WITH polling for seats on five of East Lancashire's councils taking place today, many voters may already be pre-judging the result - as yet another victory for the apathy. But it is an attitude that people would be rash to adopt this time round. For so much is at stake.

Not least is the drive by the British National Party to build on the toehold they have in the region. Out to exploit both apathy and disillusionment with the mainstream parties, they are fielding more than 20 candidates in three of the boroughs.

Will they succeed? They might if stay-at-home voters let them. And in Pendle, where the council is hung, and in the Ribble Valley, where no party has overall control, the BNP could end up holding the sway. At Burnley, scene of their British breakthrough last year, they are fielding candidates in all but two wards.

The polls, then, will be a crucial test of how much East Lancashire voters reject or support the far right - or assists them by indifference.
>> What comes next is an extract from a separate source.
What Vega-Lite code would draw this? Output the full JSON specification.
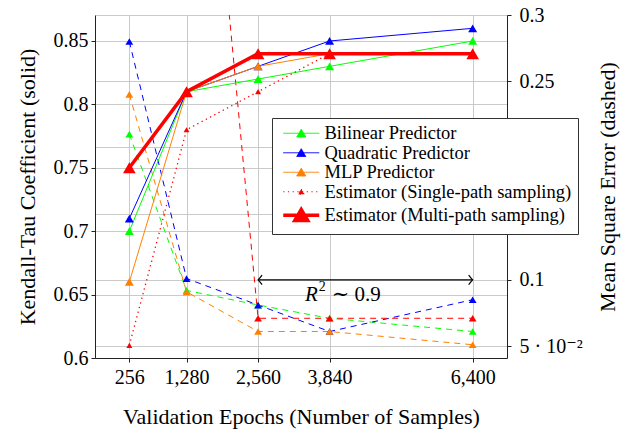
{
  "$schema": "https://vega.github.io/schema/vega-lite/v6.json",
  "width": 412,
  "height": 343,
  "autosize": {"type": "none"},
  "padding": {"left": 95, "top": 15, "right": 117, "bottom": 73},
  "background": "white",
  "config": {
    "view": {"stroke": null},
    "font": "'Liberation Serif', 'DejaVu Serif', serif",
    "axis": {
      "labelFont": "'Liberation Serif', 'DejaVu Serif', serif",
      "labelFontSize": 20,
      "labelColor": "black",
      "titleFont": "'Liberation Serif', 'DejaVu Serif', serif",
      "titleFontSize": 22,
      "titleFontWeight": "normal",
      "titleColor": "black",
      "domainColor": "#222222",
      "domainWidth": 1,
      "tickColor": "#222222",
      "tickSize": 4,
      "gridColor": "#c4c4c4",
      "gridWidth": 0.9
    }
  },
  "datasets": {
    "results": [
      {"epochs": 256, "series": "Bilinear Predictor", "tau": 0.70, "mse": 0.21},
      {"epochs": 1280, "series": "Bilinear Predictor", "tau": 0.81, "mse": 0.092},
      {"epochs": 2560, "series": "Bilinear Predictor", "tau": 0.82, "mse": 0.081},
      {"epochs": 3840, "series": "Bilinear Predictor", "tau": 0.83, "mse": 0.071},
      {"epochs": 6400, "series": "Bilinear Predictor", "tau": 0.85, "mse": 0.061},
      {"epochs": 256, "series": "Quadratic Predictor", "tau": 0.71, "mse": 0.28},
      {"epochs": 1280, "series": "Quadratic Predictor", "tau": 0.81, "mse": 0.101},
      {"epochs": 2560, "series": "Quadratic Predictor", "tau": 0.83, "mse": 0.081},
      {"epochs": 3840, "series": "Quadratic Predictor", "tau": 0.85, "mse": 0.061},
      {"epochs": 6400, "series": "Quadratic Predictor", "tau": 0.86, "mse": 0.085},
      {"epochs": 256, "series": "MLP Predictor", "tau": 0.66, "mse": 0.24},
      {"epochs": 1280, "series": "MLP Predictor", "tau": 0.81, "mse": 0.091},
      {"epochs": 2560, "series": "MLP Predictor", "tau": 0.83, "mse": 0.061},
      {"epochs": 3840, "series": "MLP Predictor", "tau": 0.84, "mse": 0.061},
      {"epochs": 6400, "series": "MLP Predictor", "tau": 0.84, "mse": 0.051},
      {"epochs": 256, "series": "Estimator (Single-path sampling)", "tau": 0.61, "mse": null},
      {"epochs": 1280, "series": "Estimator (Single-path sampling)", "tau": 0.78, "mse": 0.64},
      {"epochs": 2560, "series": "Estimator (Single-path sampling)", "tau": 0.81, "mse": 0.071},
      {"epochs": 3840, "series": "Estimator (Single-path sampling)", "tau": 0.84, "mse": 0.071},
      {"epochs": 6400, "series": "Estimator (Single-path sampling)", "tau": 0.84, "mse": 0.071},
      {"epochs": 256, "series": "Estimator (Multi-path sampling)", "tau": 0.75, "mse": null},
      {"epochs": 1280, "series": "Estimator (Multi-path sampling)", "tau": 0.81, "mse": null},
      {"epochs": 2560, "series": "Estimator (Multi-path sampling)", "tau": 0.84, "mse": null},
      {"epochs": 3840, "series": "Estimator (Multi-path sampling)", "tau": 0.84, "mse": null},
      {"epochs": 6400, "series": "Estimator (Multi-path sampling)", "tau": 0.84, "mse": null}
    ],
    "annotation": [
      {"from": 2560, "to": 6400, "mse": 0.1, "labelEpochs": 3628, "labelMse": 0.0885, "labelR": "R", "labelSup": "2", "labelRest": "∼ 0.9"}
    ]
  },
  "data": {"name": "results"},
  "encoding": {
    "x": {
      "field": "epochs",
      "type": "quantitative",
      "scale": {"domain": [-358.4, 7014.4], "nice": false, "zero": false},
      "axis": {
        "values": [256, 1280, 2560, 3840, 6400],
        "format": ",d",
        "title": "Validation Epochs (Number of Samples)",
        "grid": true,
        "labelPadding": 5,
        "titlePadding": 19
      }
    },
    "color": {
      "field": "series",
      "type": "nominal",
      "scale": {
        "domain": ["Bilinear Predictor", "Quadratic Predictor", "MLP Predictor", "Estimator (Single-path sampling)", "Estimator (Multi-path sampling)"],
        "range": ["#00ff00", "#0000ff", "#ff8000", "#ff0000", "#ff0000"]
      },
      "legend": {
        "orient": "none",
        "legendX": 177,
        "legendY": 103,
        "title": null,
        "fillColor": "white",
        "strokeColor": "#333333",
        "padding": 6,
        "rowPadding": 0.5,
        "symbolOffset": 14,
        "labelOffset": 14,
        "labelFont": "'Liberation Serif', 'DejaVu Serif', serif",
        "labelFontSize": 18.5,
        "labelColor": "black",
        "labelLimit": 400,
        "symbolSize": 100,
        "symbolType": "M-3.6,0L3.6,0M0,-0.8L0.9,0.75L-0.9,0.75Z",
        "encode": {
          "symbols": {
            "update": {
              "shape": {"signal": "datum.value === 'Estimator (Multi-path sampling)' ? 'M-3.6,0L3.6,0M0,-1.15L1.3,1.05L-1.3,1.05Z' : datum.value === 'Estimator (Single-path sampling)' ? 'M-3.6,0L3.6,0M0,-0.55L0.6,0.5L-0.6,0.5Z' : 'M-3.6,0L3.6,0M0,-0.8L0.9,0.75L-0.9,0.75Z'"},
              "strokeWidth": {"signal": "datum.value === 'Estimator (Multi-path sampling)' ? 3.5 : 1"},
              "strokeDash": {"signal": "datum.value === 'Estimator (Single-path sampling)' ? [1.2, 3.5] : [1, 0]"},
              "fill": {"scale": "color", "field": "value"},
              "stroke": {"scale": "color", "field": "value"},
              "opacity": {"value": 1},
              "fillOpacity": {"value": 1},
              "strokeOpacity": {"value": 1},
              "size": {"value": 100}
            }
          }
        }
      }
    }
  },
  "layer": [
    {
      "encoding": {
        "y": {
          "field": "mse",
          "type": "quantitative",
          "scale": {"domain": [0.041, 0.3], "nice": false, "zero": false},
          "axis": {
            "orient": "right",
            "values": [0.05, 0.1, 0.15, 0.2, 0.25, 0.3],
            "labelExpr": "datum.value < 0.07 ? '5 · 10⁻²' : format(datum.value, '.2~f')",
            "title": "Mean Square Error (dashed)",
            "titleAngle": 270,
            "titleBaseline": "top",
            "titlePadding": 15,
            "labelPadding": 8,
            "grid": true
          }
        }
      },
      "layer": [
        {
          "transform": [{"filter": "isValid(datum.mse)"}],
          "mark": {"type": "line", "strokeWidth": 1, "strokeDash": [6, 5], "clip": true}
        },
        {
          "transform": [{"filter": "isValid(datum.mse)"}],
          "mark": {"type": "point", "shape": "triangle-up", "filled": true, "size": 60, "opacity": 1, "clip": true}
        },
        {
          "data": {"name": "annotation"},
          "mark": {"type": "rule", "strokeWidth": 1.2},
          "encoding": {
            "x": {"field": "from", "type": "quantitative"},
            "x2": {"field": "to"},
            "color": {"value": "black"}
          }
        },
        {
          "data": {"name": "annotation"},
          "mark": {"type": "point", "shape": "M-1,-1.2Q-0.3,-0.3 0,0Q-0.3,0.3 -1,1.2", "filled": false, "size": 64, "strokeWidth": 1.2, "opacity": 1, "angle": 0},
          "encoding": {
            "x": {"field": "to", "type": "quantitative"},
            "color": {"value": "black"}
          }
        },
        {
          "data": {"name": "annotation"},
          "mark": {"type": "point", "shape": "M-1,-1.2Q-0.3,-0.3 0,0Q-0.3,0.3 -1,1.2", "filled": false, "size": 64, "strokeWidth": 1.2, "opacity": 1, "angle": 180},
          "encoding": {
            "x": {"field": "from", "type": "quantitative"},
            "color": {"value": "black"}
          }
        },
        {
          "data": {"name": "annotation"},
          "mark": {"type": "text", "font": "'Liberation Serif', 'DejaVu Serif', serif", "fontSize": 21, "fontStyle": "italic", "align": "right", "baseline": "middle"},
          "encoding": {
            "x": {"field": "labelEpochs", "type": "quantitative"},
            "y": {"field": "labelMse", "type": "quantitative"},
            "text": {"field": "labelR"},
            "color": {"value": "black"}
          }
        },
        {
          "data": {"name": "annotation"},
          "mark": {"type": "text", "font": "'Liberation Serif', 'DejaVu Serif', serif", "fontSize": 14, "align": "left", "baseline": "middle", "dx": 1, "dy": -8},
          "encoding": {
            "x": {"field": "labelEpochs", "type": "quantitative"},
            "y": {"field": "labelMse", "type": "quantitative"},
            "text": {"field": "labelSup"},
            "color": {"value": "black"}
          }
        },
        {
          "data": {"name": "annotation"},
          "mark": {"type": "text", "font": "'Liberation Serif', 'DejaVu Serif', serif", "fontSize": 21, "align": "left", "baseline": "middle", "dx": 14},
          "encoding": {
            "x": {"field": "labelEpochs", "type": "quantitative"},
            "y": {"field": "labelMse", "type": "quantitative"},
            "text": {"field": "labelRest"},
            "color": {"value": "black"}
          }
        },
        {
          "data": {"values": [{}]},
          "mark": {"type": "point", "shape": "M-1,-1.2Q-0.3,-0.3 0,0Q-0.3,0.3 -1,1.2", "filled": false, "size": 30, "strokeWidth": 1, "opacity": 1, "angle": -90},
          "encoding": {
            "x": {"datum": 7014.4},
            "y": {"datum": 0.3},
            "color": {"value": "#222222"}
          }
        }
      ]
    },
    {
      "encoding": {
        "y": {
          "field": "tau",
          "type": "quantitative",
          "scale": {"domain": [0.6, 0.8705], "nice": false, "zero": false},
          "axis": {
            "orient": "left",
            "values": [0.6, 0.65, 0.7, 0.75, 0.8, 0.85],
            "format": ".2~f",
            "title": "Kendall-Tau Coefficient (solid)",
            "titlePadding": 14,
            "labelPadding": 3,
            "grid": true
          }
        }
      },
      "layer": [
        {
          "transform": [{"filter": {"field": "series", "oneOf": ["Bilinear Predictor", "Quadratic Predictor", "MLP Predictor"]}}],
          "mark": {"type": "line", "strokeWidth": 1}
        },
        {
          "transform": [{"filter": {"field": "series", "oneOf": ["Bilinear Predictor", "Quadratic Predictor", "MLP Predictor"]}}],
          "mark": {"type": "point", "shape": "triangle-up", "filled": true, "size": 80, "opacity": 1}
        },
        {
          "transform": [{"filter": {"field": "series", "equal": "Estimator (Single-path sampling)"}}],
          "mark": {"type": "line", "strokeWidth": 1.3, "strokeDash": [1.3, 3.5]}
        },
        {
          "transform": [{"filter": {"field": "series", "equal": "Estimator (Single-path sampling)"}}],
          "mark": {"type": "point", "shape": "triangle-up", "filled": true, "size": 36, "opacity": 1}
        },
        {
          "transform": [{"filter": {"field": "series", "equal": "Estimator (Multi-path sampling)"}}],
          "mark": {"type": "line", "strokeWidth": 3.5}
        },
        {
          "transform": [{"filter": {"field": "series", "equal": "Estimator (Multi-path sampling)"}}],
          "mark": {"type": "point", "shape": "triangle-up", "filled": true, "size": 160, "opacity": 1}
        },
        {
          "data": {"values": [{}]},
          "mark": {"type": "point", "shape": "M-1,-1.2Q-0.3,-0.3 0,0Q-0.3,0.3 -1,1.2", "filled": false, "size": 30, "strokeWidth": 1, "opacity": 1, "angle": -90},
          "encoding": {
            "x": {"datum": -358.4},
            "y": {"datum": 0.8705},
            "color": {"value": "#222222"}
          }
        },
        {
          "data": {"values": [{}]},
          "mark": {"type": "point", "shape": "M-1,-1.2Q-0.3,-0.3 0,0Q-0.3,0.3 -1,1.2", "filled": false, "size": 30, "strokeWidth": 1, "opacity": 1, "angle": 0},
          "encoding": {
            "x": {"datum": 7014.4},
            "y": {"datum": 0.6},
            "color": {"value": "#222222"}
          }
        }
      ]
    }
  ],
  "resolve": {"scale": {"y": "independent"}}
}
Elsewhere in the region, there are other good reasons why apathy should not prevail. In Hyndburn, where control is held by a slender one-seat majority, a first-ever all-postal election aims to encourage more to participate in what, as a virtual straight fight between Conservatives and Labour, could be telling reflection of the political mood nationally.

And at Rossendale, the elections amount to a crucial opinion poll on the council's worst-in-Britain status and rocketing council tax bills, neither of which ought to be met by apathy.